RECORDS TO PROCESS =
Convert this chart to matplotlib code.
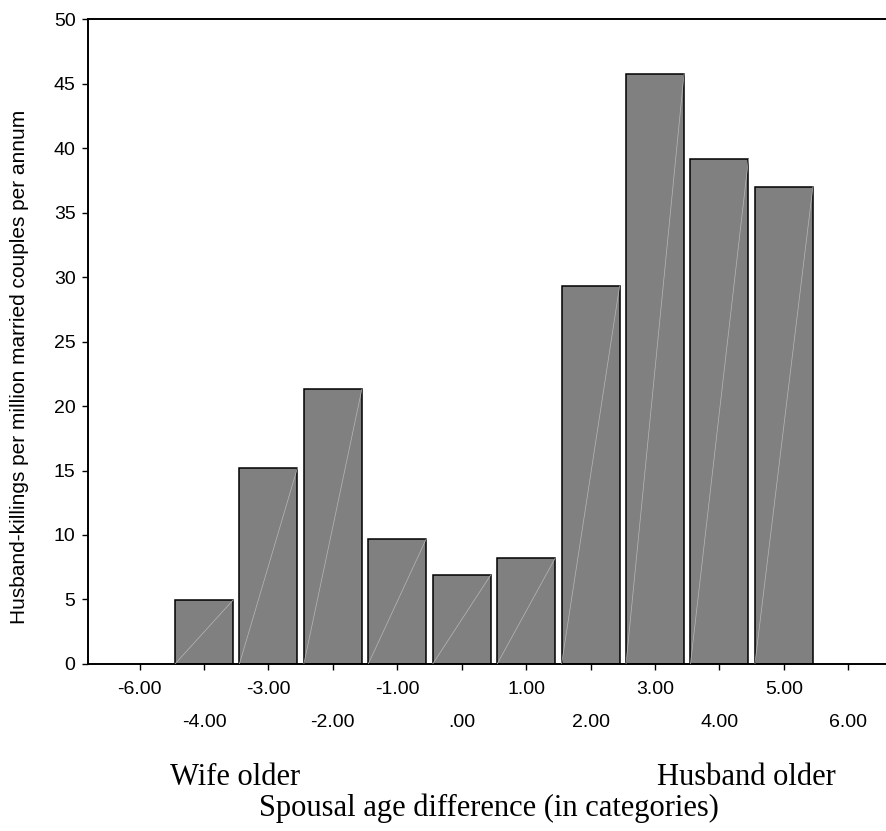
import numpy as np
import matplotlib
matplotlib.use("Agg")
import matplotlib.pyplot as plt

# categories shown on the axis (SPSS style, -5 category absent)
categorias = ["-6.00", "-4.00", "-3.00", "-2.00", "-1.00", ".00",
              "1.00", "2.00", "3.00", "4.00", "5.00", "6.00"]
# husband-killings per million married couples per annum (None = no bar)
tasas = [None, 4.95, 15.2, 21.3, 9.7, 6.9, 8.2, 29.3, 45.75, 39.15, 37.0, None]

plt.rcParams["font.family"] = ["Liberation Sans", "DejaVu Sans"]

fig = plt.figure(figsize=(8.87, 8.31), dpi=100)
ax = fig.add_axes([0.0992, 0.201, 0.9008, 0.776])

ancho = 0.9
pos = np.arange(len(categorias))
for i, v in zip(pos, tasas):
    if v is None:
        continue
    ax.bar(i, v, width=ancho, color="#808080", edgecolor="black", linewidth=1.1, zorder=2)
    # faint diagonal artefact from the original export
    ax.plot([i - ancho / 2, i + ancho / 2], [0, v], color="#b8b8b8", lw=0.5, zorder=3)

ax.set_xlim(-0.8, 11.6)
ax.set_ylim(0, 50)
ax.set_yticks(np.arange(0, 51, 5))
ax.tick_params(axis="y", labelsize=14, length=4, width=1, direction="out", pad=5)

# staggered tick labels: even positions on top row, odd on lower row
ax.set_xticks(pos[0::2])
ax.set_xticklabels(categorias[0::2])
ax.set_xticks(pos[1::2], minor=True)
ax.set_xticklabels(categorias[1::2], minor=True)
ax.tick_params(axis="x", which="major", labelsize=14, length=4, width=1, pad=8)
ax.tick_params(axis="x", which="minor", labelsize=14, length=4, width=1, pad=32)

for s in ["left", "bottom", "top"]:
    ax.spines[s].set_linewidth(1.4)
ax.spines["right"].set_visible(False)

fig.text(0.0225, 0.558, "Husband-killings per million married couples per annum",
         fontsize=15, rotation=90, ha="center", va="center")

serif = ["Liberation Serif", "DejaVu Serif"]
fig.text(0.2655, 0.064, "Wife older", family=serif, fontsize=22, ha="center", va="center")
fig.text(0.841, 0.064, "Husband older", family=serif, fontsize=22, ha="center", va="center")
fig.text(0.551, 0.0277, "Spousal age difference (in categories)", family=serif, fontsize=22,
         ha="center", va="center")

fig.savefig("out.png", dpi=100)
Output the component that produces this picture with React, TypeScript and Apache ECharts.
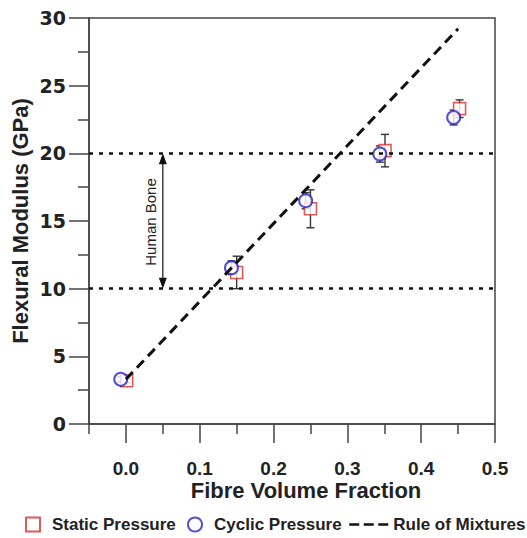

WHAT YOU HAVE TO DO = Retype the whole listing, keeping every line identical and omitting all pictures.

THE RESULT =
Convert this chart to matplotlib code.
import numpy as np
import matplotlib
matplotlib.use("Agg")
import matplotlib.pyplot as plt

# categories shown on the axis (SPSS style, -5 category absent)
categorias = ["-6.00", "-4.00", "-3.00", "-2.00", "-1.00", ".00",
              "1.00", "2.00", "3.00", "4.00", "5.00", "6.00"]
# husband-killings per million married couples per annum (None = no bar)
tasas = [None, 4.95, 15.2, 21.3, 9.7, 6.9, 8.2, 29.3, 45.75, 39.15, 37.0, None]

plt.rcParams["font.family"] = ["Liberation Sans", "DejaVu Sans"]

fig = plt.figure(figsize=(8.87, 8.31), dpi=100)
ax = fig.add_axes([0.0992, 0.201, 0.9008, 0.776])

ancho = 0.9
pos = np.arange(len(categorias))
for i, v in zip(pos, tasas):
    if v is None:
        continue
    ax.bar(i, v, width=ancho, color="#808080", edgecolor="black", linewidth=1.1, zorder=2)
    # faint diagonal artefact from the original export
    ax.plot([i - ancho / 2, i + ancho / 2], [0, v], color="#b8b8b8", lw=0.5, zorder=3)

ax.set_xlim(-0.8, 11.6)
ax.set_ylim(0, 50)
ax.set_yticks(np.arange(0, 51, 5))
ax.tick_params(axis="y", labelsize=14, length=4, width=1, direction="out", pad=5)

# staggered tick labels: even positions on top row, odd on lower row
ax.set_xticks(pos[0::2])
ax.set_xticklabels(categorias[0::2])
ax.set_xticks(pos[1::2], minor=True)
ax.set_xticklabels(categorias[1::2], minor=True)
ax.tick_params(axis="x", which="major", labelsize=14, length=4, width=1, pad=8)
ax.tick_params(axis="x", which="minor", labelsize=14, length=4, width=1, pad=32)

for s in ["left", "bottom", "top"]:
    ax.spines[s].set_linewidth(1.4)
ax.spines["right"].set_visible(False)

fig.text(0.0225, 0.558, "Husband-killings per million married couples per annum",
         fontsize=15, rotation=90, ha="center", va="center")

serif = ["Liberation Serif", "DejaVu Serif"]
fig.text(0.2655, 0.064, "Wife older", family=serif, fontsize=22, ha="center", va="center")
fig.text(0.841, 0.064, "Husband older", family=serif, fontsize=22, ha="center", va="center")
fig.text(0.551, 0.0277, "Spousal age difference (in categories)", family=serif, fontsize=22,
         ha="center", va="center")

fig.savefig("out.png", dpi=100)
Output the component that produces this picture with React, TypeScript and Apache ECharts.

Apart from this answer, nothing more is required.